Christmas in Asian countries is not normally considered a holiday, nor is it a day for family gatherings. Christmas has much more of romantic tradition; it is a day for people in love. Rather than family reunions with a giant Christmas roast dinner, restaurants and bars are usually full of couples enjoying their romantic dates. There is no particular Christmas dish or beverage enjoyed, but the romantic atmosphere is what really makes Christmas special in Asian countries.

Although it varies, countries like Hong Kong, South Korea, and Singapore, which have adopted certain aspects of the Westernised version of Christmas, put a great deal of effort into Christmas displays, so much so that it can hurt to look at it. The extravaganza put up in streets, malls, theatres, and basically everywhere you go reminds you from early November that it’s ‘that’ time of the year, even in Asia.

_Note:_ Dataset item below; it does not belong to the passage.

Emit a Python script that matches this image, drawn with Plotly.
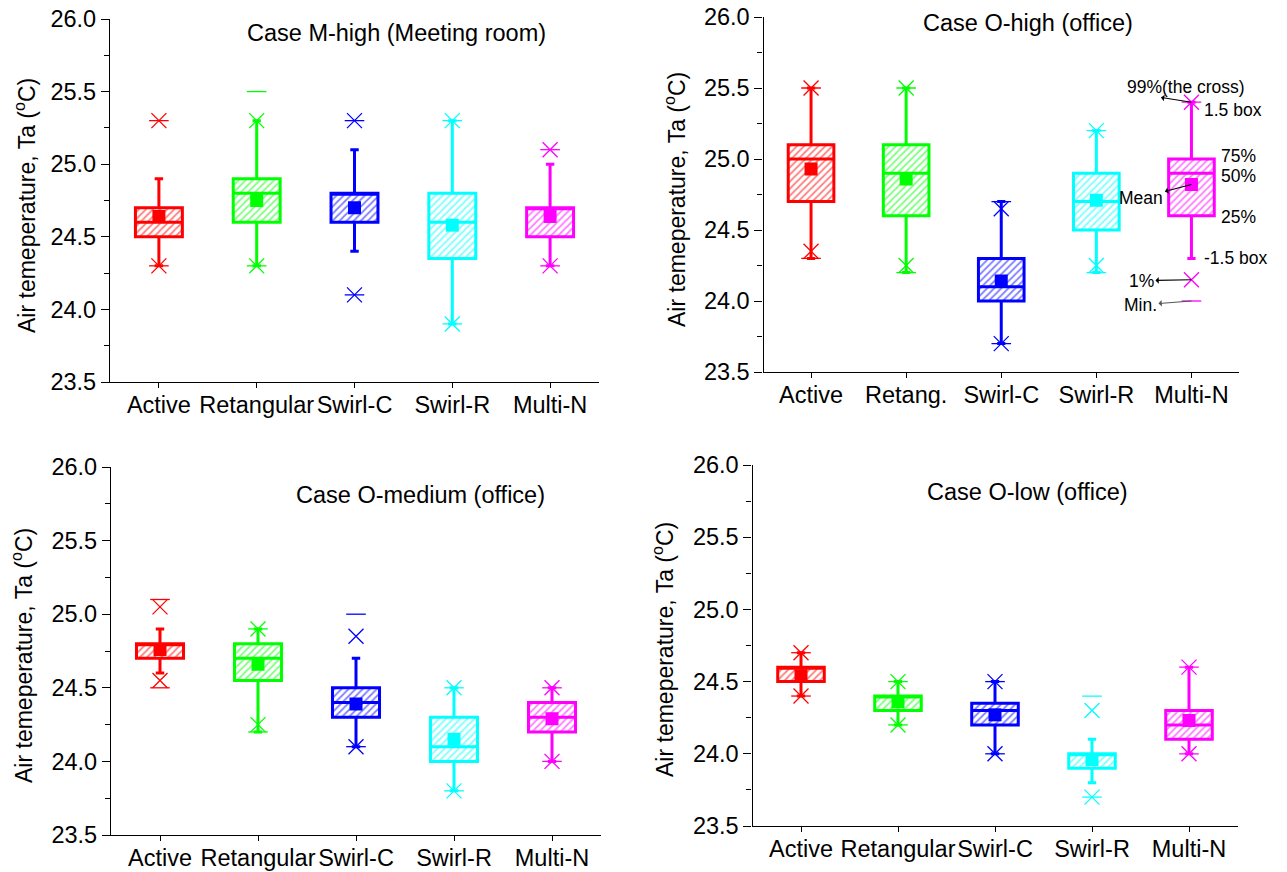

Typical Christmas symbolism like Santa Claus, angels, and carols, are undoubtedly beloved in Asian countries. I grew up in South Korea. And just like any other kids anywhere else, I was told to believe in Santa Claus. However, I was not told that Santa would come down through the chimney since many of the houses in Korea do not have chimneys. But still, it’s good to know that Santa also travels to Asia to spoil kids with lovely little gifts.